What to do: Print the records below exactly, from the line containing "Write the matplotlib code for this chart." down to the line containing "plt.rcParams['font.weight'] = 'bold'", both lines included, and omit every picture.

--- begin Stored data ---

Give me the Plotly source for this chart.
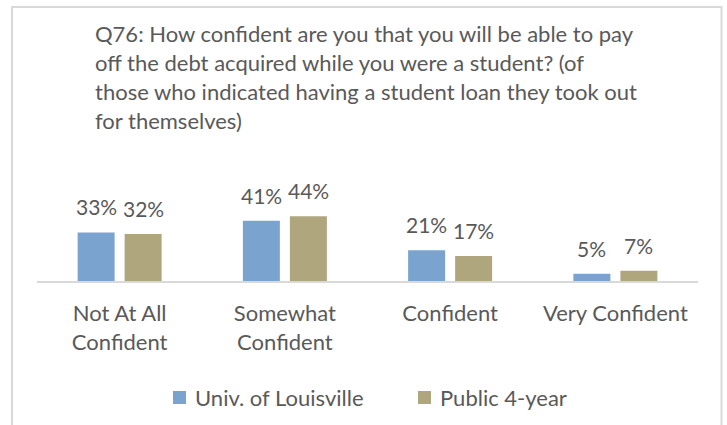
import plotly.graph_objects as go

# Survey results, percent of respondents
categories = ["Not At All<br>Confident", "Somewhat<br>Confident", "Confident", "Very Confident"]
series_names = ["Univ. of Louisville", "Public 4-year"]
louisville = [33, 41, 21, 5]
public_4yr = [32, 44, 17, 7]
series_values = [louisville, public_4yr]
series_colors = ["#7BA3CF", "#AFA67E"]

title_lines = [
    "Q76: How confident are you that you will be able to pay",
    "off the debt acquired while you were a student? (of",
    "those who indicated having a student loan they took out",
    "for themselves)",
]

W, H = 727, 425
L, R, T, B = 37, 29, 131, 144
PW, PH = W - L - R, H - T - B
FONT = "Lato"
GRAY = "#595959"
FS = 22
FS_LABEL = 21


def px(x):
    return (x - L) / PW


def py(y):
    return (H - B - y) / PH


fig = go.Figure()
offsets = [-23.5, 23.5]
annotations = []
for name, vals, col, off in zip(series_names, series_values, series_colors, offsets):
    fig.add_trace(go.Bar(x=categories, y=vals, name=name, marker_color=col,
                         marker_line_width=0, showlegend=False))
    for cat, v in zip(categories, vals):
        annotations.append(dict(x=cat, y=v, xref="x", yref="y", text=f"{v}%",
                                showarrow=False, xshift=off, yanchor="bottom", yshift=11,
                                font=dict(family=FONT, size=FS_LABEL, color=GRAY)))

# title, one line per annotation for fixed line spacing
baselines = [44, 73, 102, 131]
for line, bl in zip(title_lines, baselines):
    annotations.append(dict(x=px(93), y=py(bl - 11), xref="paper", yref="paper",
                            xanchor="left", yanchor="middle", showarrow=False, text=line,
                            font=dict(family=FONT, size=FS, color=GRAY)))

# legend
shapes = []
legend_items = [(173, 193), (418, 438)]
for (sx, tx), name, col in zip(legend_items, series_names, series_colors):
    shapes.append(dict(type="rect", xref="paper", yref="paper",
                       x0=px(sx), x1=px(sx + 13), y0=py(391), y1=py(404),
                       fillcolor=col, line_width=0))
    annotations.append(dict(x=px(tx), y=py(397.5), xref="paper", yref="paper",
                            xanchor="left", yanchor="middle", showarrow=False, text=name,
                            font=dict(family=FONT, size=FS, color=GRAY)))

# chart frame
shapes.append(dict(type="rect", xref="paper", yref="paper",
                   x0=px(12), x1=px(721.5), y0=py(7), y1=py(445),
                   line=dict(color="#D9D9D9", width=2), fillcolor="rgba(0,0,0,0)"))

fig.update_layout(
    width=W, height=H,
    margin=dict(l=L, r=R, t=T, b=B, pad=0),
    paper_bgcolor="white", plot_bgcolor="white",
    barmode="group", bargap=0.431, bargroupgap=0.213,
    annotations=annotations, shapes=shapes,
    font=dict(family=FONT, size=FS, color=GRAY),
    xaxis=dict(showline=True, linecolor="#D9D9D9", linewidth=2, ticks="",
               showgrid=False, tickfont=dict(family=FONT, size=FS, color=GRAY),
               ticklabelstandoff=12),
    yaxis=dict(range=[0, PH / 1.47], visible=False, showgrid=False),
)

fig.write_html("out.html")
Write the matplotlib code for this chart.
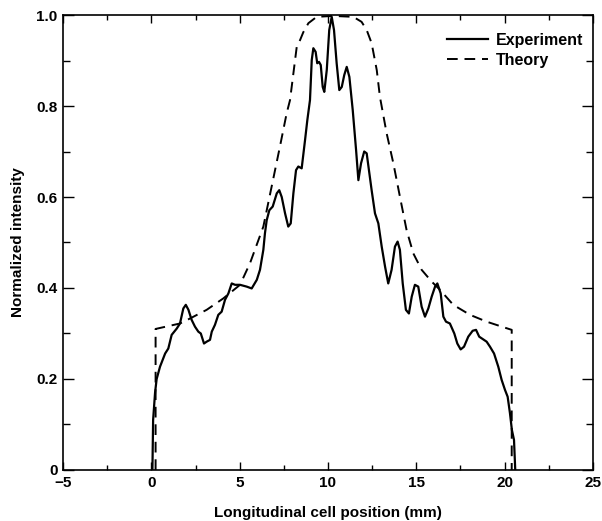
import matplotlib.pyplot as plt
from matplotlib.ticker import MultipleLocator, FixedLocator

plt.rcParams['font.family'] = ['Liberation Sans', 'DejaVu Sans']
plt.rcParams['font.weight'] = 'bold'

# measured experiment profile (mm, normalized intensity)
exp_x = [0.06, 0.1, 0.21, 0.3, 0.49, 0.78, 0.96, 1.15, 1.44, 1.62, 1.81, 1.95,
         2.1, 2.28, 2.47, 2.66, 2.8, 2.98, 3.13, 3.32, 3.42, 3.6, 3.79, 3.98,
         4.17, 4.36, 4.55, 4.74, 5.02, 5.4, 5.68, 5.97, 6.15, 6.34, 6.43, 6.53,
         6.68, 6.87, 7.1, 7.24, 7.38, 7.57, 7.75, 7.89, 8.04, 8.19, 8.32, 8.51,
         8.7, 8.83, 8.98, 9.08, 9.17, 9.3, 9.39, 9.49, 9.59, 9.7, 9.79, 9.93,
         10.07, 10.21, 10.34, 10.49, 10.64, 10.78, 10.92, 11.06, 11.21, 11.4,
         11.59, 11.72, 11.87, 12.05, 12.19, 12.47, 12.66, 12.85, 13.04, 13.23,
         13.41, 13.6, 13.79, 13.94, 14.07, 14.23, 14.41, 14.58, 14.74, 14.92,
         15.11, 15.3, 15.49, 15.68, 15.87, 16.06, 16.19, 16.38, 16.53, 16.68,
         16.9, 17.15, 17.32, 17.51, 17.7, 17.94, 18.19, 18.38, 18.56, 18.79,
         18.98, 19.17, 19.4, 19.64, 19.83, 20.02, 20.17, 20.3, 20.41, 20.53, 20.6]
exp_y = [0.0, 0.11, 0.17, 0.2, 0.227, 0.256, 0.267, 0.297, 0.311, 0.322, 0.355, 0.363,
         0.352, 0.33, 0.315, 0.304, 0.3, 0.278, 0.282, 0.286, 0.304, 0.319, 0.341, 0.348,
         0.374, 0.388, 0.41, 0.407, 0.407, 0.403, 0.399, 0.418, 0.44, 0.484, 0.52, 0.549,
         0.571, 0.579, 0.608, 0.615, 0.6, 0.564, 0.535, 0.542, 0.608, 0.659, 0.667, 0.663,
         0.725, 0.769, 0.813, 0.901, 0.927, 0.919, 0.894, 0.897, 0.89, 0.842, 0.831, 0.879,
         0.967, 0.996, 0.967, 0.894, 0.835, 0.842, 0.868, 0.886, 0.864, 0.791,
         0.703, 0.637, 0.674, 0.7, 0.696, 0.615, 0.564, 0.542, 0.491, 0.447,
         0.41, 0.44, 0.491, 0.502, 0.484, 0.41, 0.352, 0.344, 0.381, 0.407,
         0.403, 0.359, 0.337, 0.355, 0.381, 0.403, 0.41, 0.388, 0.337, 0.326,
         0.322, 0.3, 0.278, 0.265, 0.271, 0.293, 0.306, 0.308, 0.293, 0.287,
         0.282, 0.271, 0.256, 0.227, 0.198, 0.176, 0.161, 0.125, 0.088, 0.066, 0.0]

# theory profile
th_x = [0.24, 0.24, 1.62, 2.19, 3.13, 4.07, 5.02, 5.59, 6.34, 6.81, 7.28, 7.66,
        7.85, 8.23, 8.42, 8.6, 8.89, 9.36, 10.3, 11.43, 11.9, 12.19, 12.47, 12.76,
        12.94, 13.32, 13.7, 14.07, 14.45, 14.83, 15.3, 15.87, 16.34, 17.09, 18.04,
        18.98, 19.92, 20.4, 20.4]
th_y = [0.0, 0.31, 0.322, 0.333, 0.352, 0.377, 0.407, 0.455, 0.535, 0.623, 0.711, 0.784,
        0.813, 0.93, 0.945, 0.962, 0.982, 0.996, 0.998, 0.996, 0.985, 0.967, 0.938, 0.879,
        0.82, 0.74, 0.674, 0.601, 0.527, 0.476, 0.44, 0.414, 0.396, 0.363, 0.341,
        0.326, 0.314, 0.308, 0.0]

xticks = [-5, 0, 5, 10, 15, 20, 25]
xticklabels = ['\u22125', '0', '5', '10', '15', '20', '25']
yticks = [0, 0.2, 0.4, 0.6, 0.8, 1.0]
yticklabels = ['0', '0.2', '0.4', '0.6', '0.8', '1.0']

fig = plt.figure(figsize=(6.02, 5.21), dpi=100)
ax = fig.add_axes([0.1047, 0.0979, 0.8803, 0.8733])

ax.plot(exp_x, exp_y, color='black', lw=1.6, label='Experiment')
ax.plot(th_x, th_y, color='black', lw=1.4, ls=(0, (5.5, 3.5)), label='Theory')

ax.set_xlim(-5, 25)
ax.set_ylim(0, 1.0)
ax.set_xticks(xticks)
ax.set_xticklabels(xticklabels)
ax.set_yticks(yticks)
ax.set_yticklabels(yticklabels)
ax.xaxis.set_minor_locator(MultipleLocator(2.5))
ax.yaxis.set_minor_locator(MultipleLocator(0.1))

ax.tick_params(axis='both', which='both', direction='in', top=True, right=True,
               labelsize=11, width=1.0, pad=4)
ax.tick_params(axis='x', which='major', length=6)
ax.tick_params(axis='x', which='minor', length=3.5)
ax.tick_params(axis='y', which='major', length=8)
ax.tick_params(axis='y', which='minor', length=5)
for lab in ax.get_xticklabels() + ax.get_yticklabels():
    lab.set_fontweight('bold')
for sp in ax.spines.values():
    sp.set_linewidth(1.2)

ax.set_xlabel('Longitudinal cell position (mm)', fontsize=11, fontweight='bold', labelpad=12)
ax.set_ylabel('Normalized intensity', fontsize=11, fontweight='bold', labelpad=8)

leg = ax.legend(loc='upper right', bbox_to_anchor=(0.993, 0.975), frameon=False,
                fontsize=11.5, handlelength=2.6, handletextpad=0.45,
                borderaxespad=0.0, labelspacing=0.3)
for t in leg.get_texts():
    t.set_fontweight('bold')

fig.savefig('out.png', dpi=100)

--- end Stored data ---

Written response:
Write the matplotlib code for this chart.
import matplotlib.pyplot as plt
from matplotlib.ticker import MultipleLocator, FixedLocator

plt.rcParams['font.family'] = ['Liberation Sans', 'DejaVu Sans']
plt.rcParams['font.weight'] = 'bold'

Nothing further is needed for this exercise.